Topological Data Analysis Reveals Meaningful Subgroups in ASD Research Data Based on Neural Responsivity and Behavioral Measures

Friday, May 12, 2017: 10:00 AM-1:40 PM
Golden Gate Ballroom (Marriott Marquis Hotel)
T. McAllister1, A. Naples2, S. A. A. Chang3, S. Hasselmo2, M. J. Rolison2, J. A. Trapani4, S. M. Malak4, K. A. McNaughton2, T. C. Day4, T. Halligan2, B. Lewis2, E. Jarzabek4, K. S. Ellison4, K. Stinson5, J. Wolf6 and J. McPartland4, (1)Child Study Center, Yale University School of Medicince, New Haven, CT, (2)Child Study Center, Yale University School of Medicine, New Haven, CT, (3)Yale University, New Haven, CT, (4)Child Study Center, Yale School of Medicine, New Haven, CT, (5)Yale University- Child Study Center, Milford, CT, (6)Yale Child Study Center, New Haven, CT

Modern neuroscience research increasingly collects vast quantities of rich, multivariable data, but analytical methods remain largely unchanged. Without more sophisticated tools, much of the data will not be fully utilized. While clinical and electroencephalography (EEG) datasets from Autism Spectrum Disorder (ASD) research routinely contain hundreds of variables, standard statistical practices incorporate relatively few. Topological Data Analysis (TDA) is an approach designed to explore high-dimensional datasets. The Mapper algorithm (Singh, Mémoli and Carlsson, 2007) reduces dimensionality while maintaining structural features by generating clusters in the full high-dimensional space.
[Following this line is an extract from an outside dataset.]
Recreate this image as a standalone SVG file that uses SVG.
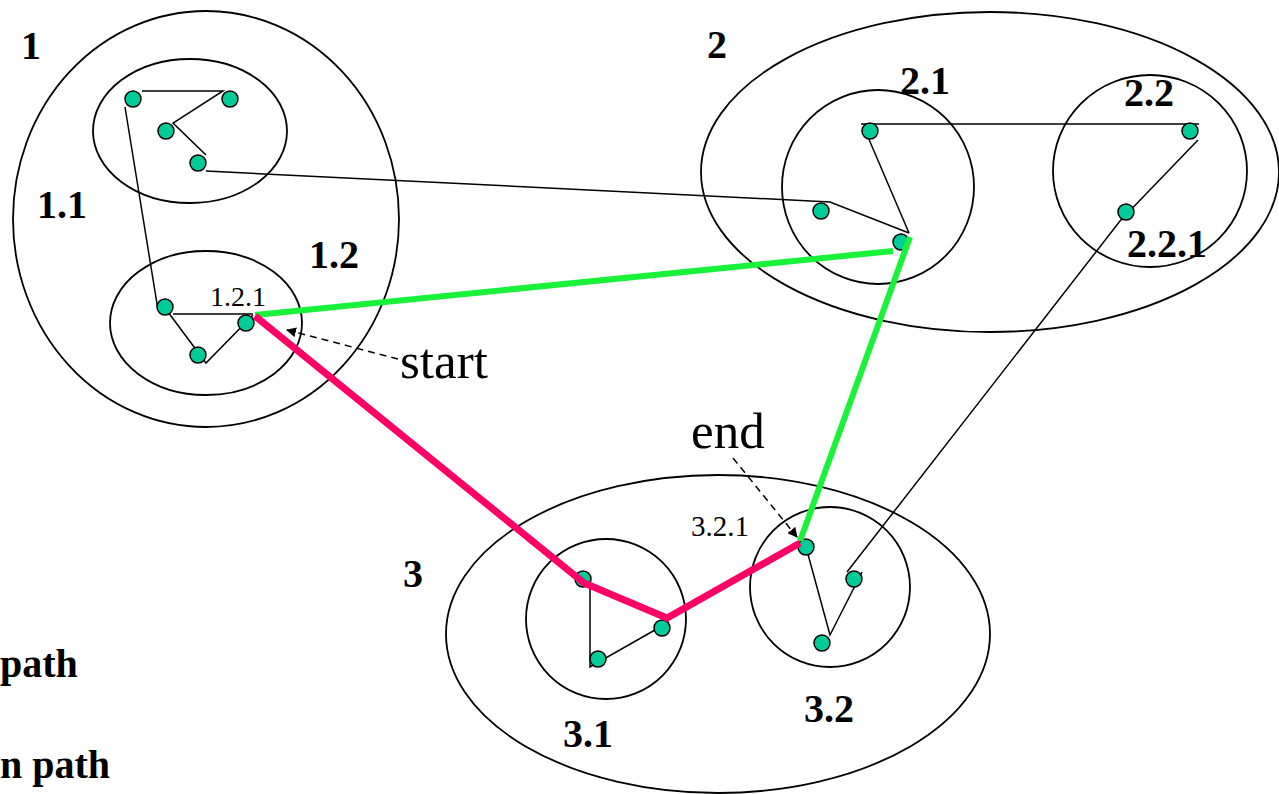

Resulting cluster visualizations offer insights that can direct statistical investigation, support current methods, and foster understanding of complex interrelations between variables.


By implementing the Mapper algorithm, we: (1) visualize both EEG and clinical characterization data from a sample of individuals with ASD and typically developing controls (TD); (2) identify and describe subgroup clusters; (3) assess the utility of TDA for high-dimensional clinical neuroscience datasets.
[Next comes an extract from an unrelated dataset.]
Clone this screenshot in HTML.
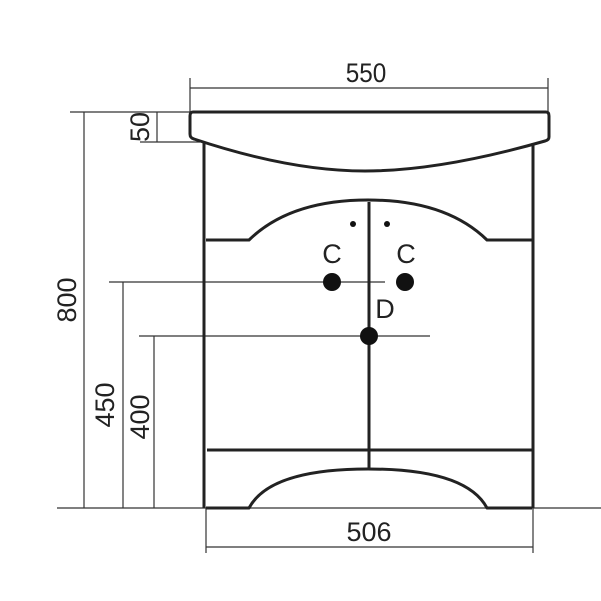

The Mapper algorithm was implemented using Javascript and Python, and used to analyze data from individuals with ASD and TD controls (ASD:n=61,mean age=14.08;TD:n=40,mean age=13.96). Results were visualized as 2D force-directed graphs in which cluster shading indicated the percentage of individuals in a group with a diagnosis of ASD. Clinical variables included measures from the Child Behavior Checklist, Social Responsivenss Scale, and Vineland Adaptive Behavior Scales II. Event Related Potential (ERP) variables included amplitude and latency at the P100 and N170 in response to dynamic faces. Naive clustering grouped subjects based on similarity in a high-dimensional space, then edges connected clusters with shared subjects.


We created visualizations for behavioral data, ERP data, and combinations of both. Resulting structures identified areas of diagnostic similarity suggesting that high-dimensional clustering can successfully differentiate groups in a data-driven manner. Groups containing both individuals with and without ASD suggest there are differentiable clusters that further parse heterogeneity within diagnostic categories. Figure 1 demonstrates a strong differentiation of diagnosis between cluster groups, based on 76 variables of only ERP data. Two regions outline groups of similar subjects with 100% and 27.27% of subjects diagnosed with ASD, respectively. 79% (n=73) of the eligible population (n=94) fit into these groups, with 2 subjects found in both.


Our initial results indicated subgroups of participants that are diagnostically well-differentiated by high-dimensional neural data, and other subgroups which appear more heterogeneous. Ongoing work seeks to analyze which ERP measures discriminate most between subgroups, and thus improve predictive models of differences in clinical phenotype. Further work will examine using subgroups for stratifying samples in clinical trials, and whether smaller subgroups within diagnoses differ meaningfully. These visualizations of latent structure within our data are a novel and valuable tool for exploring clinical datasets and building unique insights that inspire further research. Our findings have already identified meaningful subgroups based solely on ERP data. TDA warrants further development and refinement, particularly in clustering methodology. This method will allow us to scale up to richer multi-modal datasets e.g. including clinical characterization and eye-tracking measures.